Preconditions on Taiwan independence

The Four Ifs are a set of preconditions developed by Chen Shui-bian clarifying and tempering the stance of Taiwan's Democratic Progressive Party (DPP) regarding independence for the island. They were developed in 1988 by Chen, under the Kuomintang administration of Lee Teng-hui. They indicate events which, if occurred, would cause the DPP to immediately advocate for independence for Taiwan.

They are:
- If the Kuomintang unilaterally holds talks with the Chinese Communists;
- If the Kuomintang sold out the interests of the people of Taiwan;
- If the Chinese communists annexed Taiwan;
- If the Kuomintang did not implement true constitutional democracy.

==Effect on Taiwan independence movement==
As the second-largest political party in Taiwan, the DPP is the most prominent pro-independence force on the island (the Kuomintang's position is historically that of Chinese unification under a republican government, though it has become ambivalent).
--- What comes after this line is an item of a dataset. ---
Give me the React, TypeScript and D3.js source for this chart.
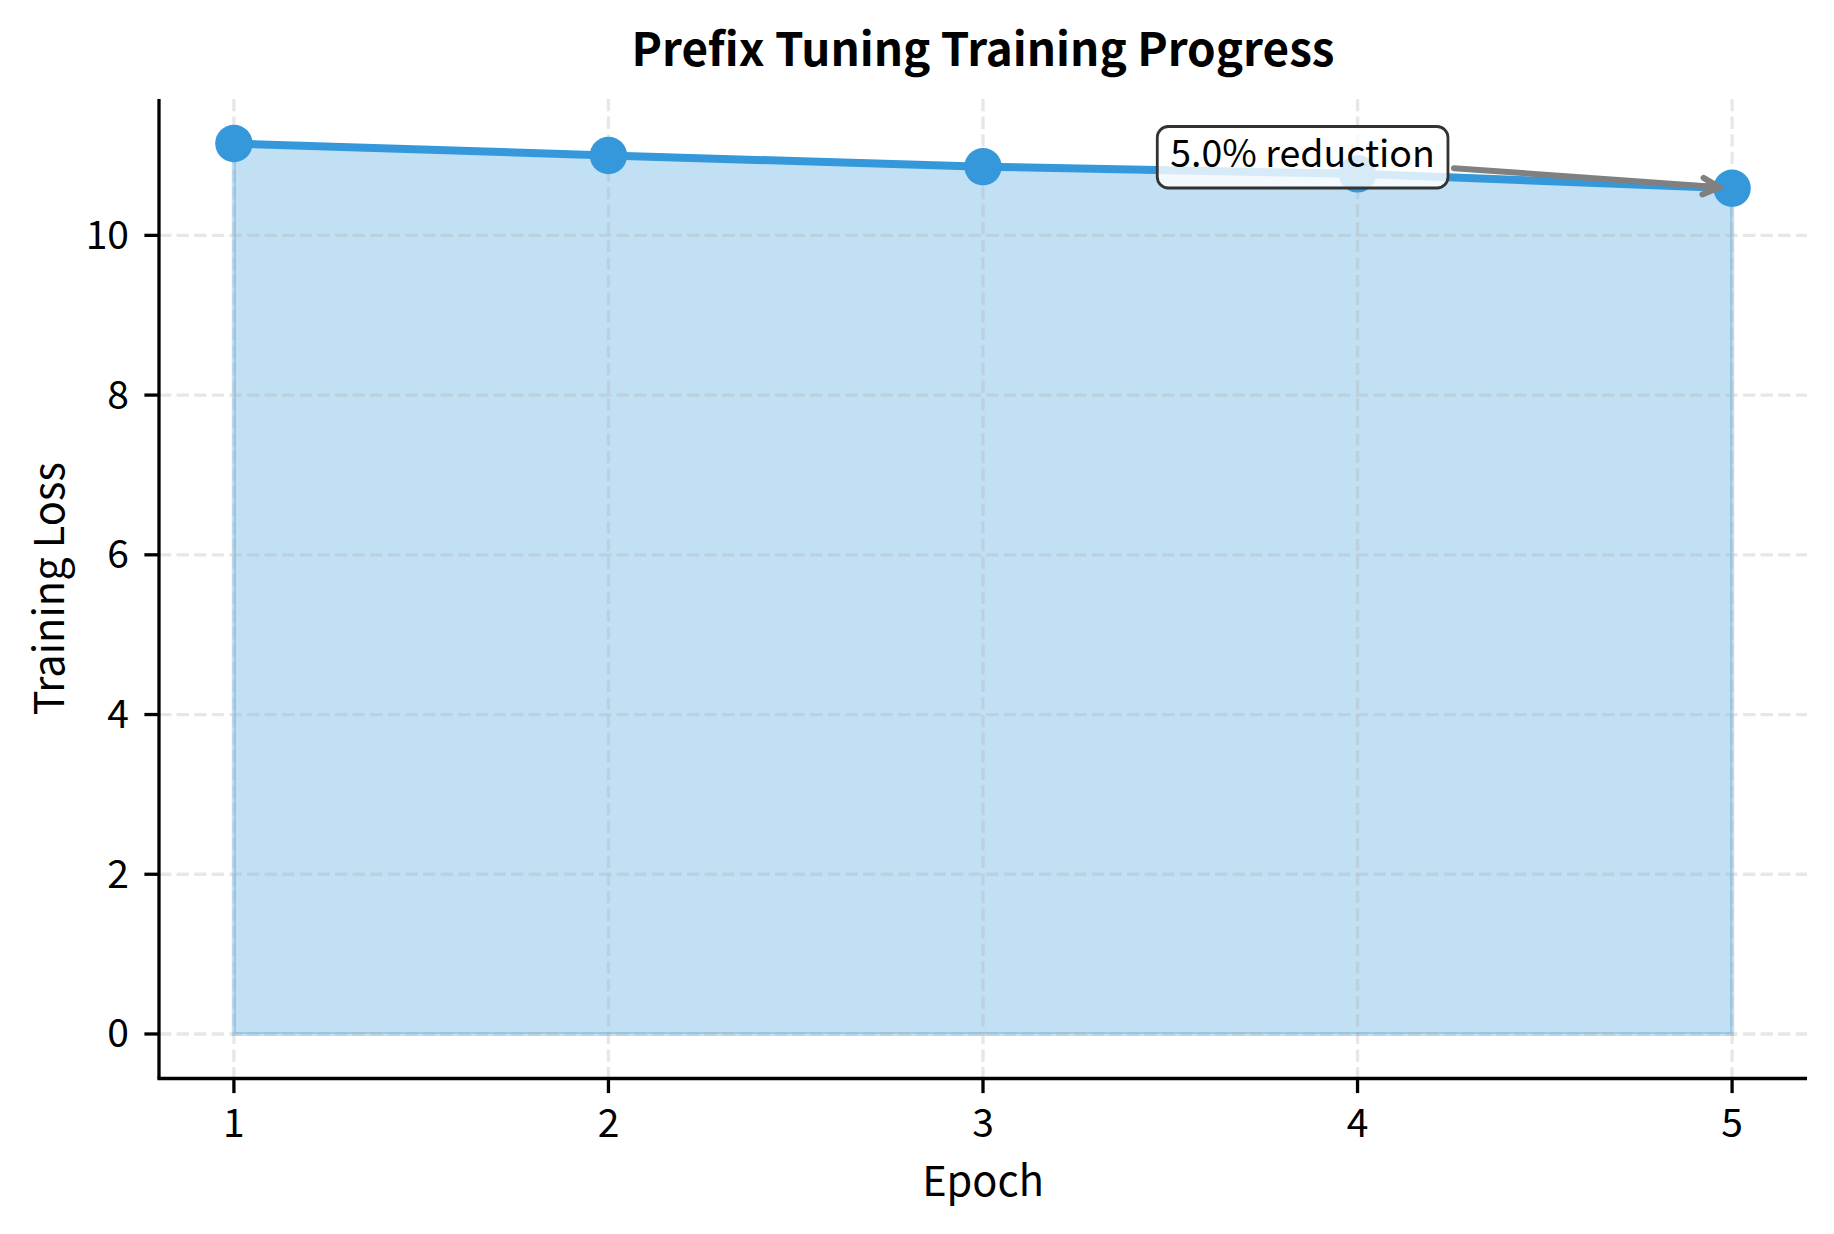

As an illegal opposition party in its early years, DPP's push for Taiwan independence was a main focus of its contrast to the ruling party; since its legitimacy and coming to power as an established party, it has tempered its push for independence.

Former president Lee and estranged politician James Soong and their followers broke ranks with the Kuomintang shortly after the coming to power of the DPP, having positioned themselves as supporters of Taiwan independence. This split led to the formation of the Taiwan Solidarity Union, which unlike the modern DPP, actively advocates Taiwan independence. The TSU has attracted former members of the DPP dissatisfied with that party's increased distance from the independence movement.